Over 450 people came to Cassandra SF 2011, about triple the number from last year. In reviewing major features from Cassandra 0.7, Ellis noted that integrated caching is important to allow for cache coherence. He said that modern JVMs don't handle GC on heaps larger than 8 GB, so they have implemented a row cache that uses native memory to manage cache off heap, avoiding GC issues. The off heap cache stores data as serialized rows, so Ellis said that it is typically 4-8 times more compact than storing Java objects. Ellis said that Cassandra's read performance has improved 100% by using a memory mapped architecture to avoid copying data on the read path, allowing very high performance for applications whose working sets fit in RAM. Ellis cited three design choices for high performance in Cassandra:
  • it uses log structured storage, buffering in memory and then it does streaming writes not random writes
  • it has a concurrent engine: there are no table or row locks, updates are implemented with compare and swap - this is needed to support large rows for materialized views
  • it can be tuned for eventual or full consistency, including options to succeed when there's a quorum among local nodes

Cassandra 0.7 was released in January 2011 and included:

  • the ability to create column families without manually restarting nodes
  • expiring columns to allow automatic deletion of old data
  • secondary indexes that are now built-in (but see also the limitations from Ed Anuff's presentation on indexing at the conference reported by InfoQ)

Cassandra 0.8 was released in June 2011 and featured:

  • CQL - a simplified SQL variant, providing a higher level interface for client applications
  • Counters - the ability to atomically increment columns
  • Automatic tuning of memory for memtables: Ellis said in previous versions it was easy to overallocate memory resulting in JVM crashes, but it's now feasible to have hundreds or thousands of column families
  • Bulk load interface

In a subsequent tech talk CQL creator Eric Evans of Rackspace acknowledged that CQL would probably not support more advanced SQL idioms like nested queries or joins, because Cassandra can't support them efficiently. Likewise, he noted that CQL could support aggregators (like min and sum) when Cassandra supports coprocessors.

Ellis noted the following features for Cassandra 1.0:
  • CQL 1.1: will add support for compound columns and prepared statements 
  • Compression: The presence of highly variable row sizes makes compression more challenging for Cassandra. 1.0 will support compressing both rows per block and blocks per row.
  • Compaction: Cassandra will generalize the approach of Google's leveldb to have at most 1 SSTable per level that might have data for a given key, resulting in worst case merges of log(n) SSTables instead of the current worst case of n, where there are n SSTables used to represent a column family.
  • Repair optimization: the current implementation can transmit and store excess data, possibly exhausting disk.
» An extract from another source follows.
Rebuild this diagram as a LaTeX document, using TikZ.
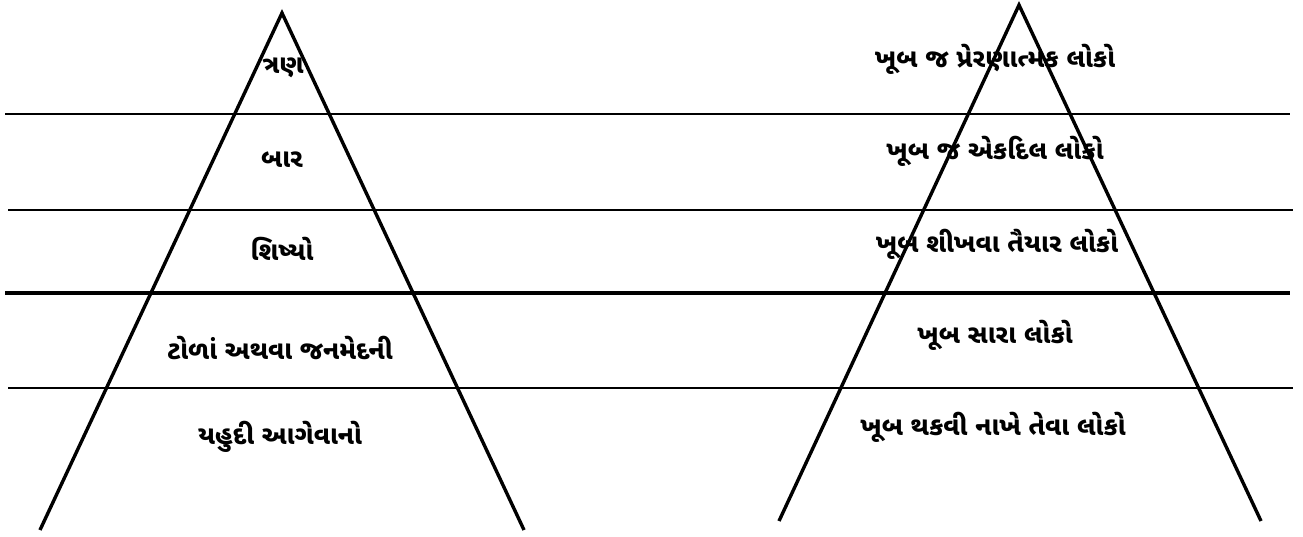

In 1.0 this will be optimized.
  • Read optimization: SSTables will be sorted by the maximum (client-provided) timestamp to allow early termination of merges when the newest values of requested columns have been found 

Beyond 1.0, Ellis said that Cassandra will be focused on ease of use for developers. Ellis also noted the availability of Brisk (described by InfoQ previously) to allow analytics for real-time data without ETL. He also mentioned Solandra, which is a clustered Solr built on Cassandra. Ellis said that these are the first two examples of a trend of broader data projects that are built atop Cassandra, a trend he expects to see more of in future.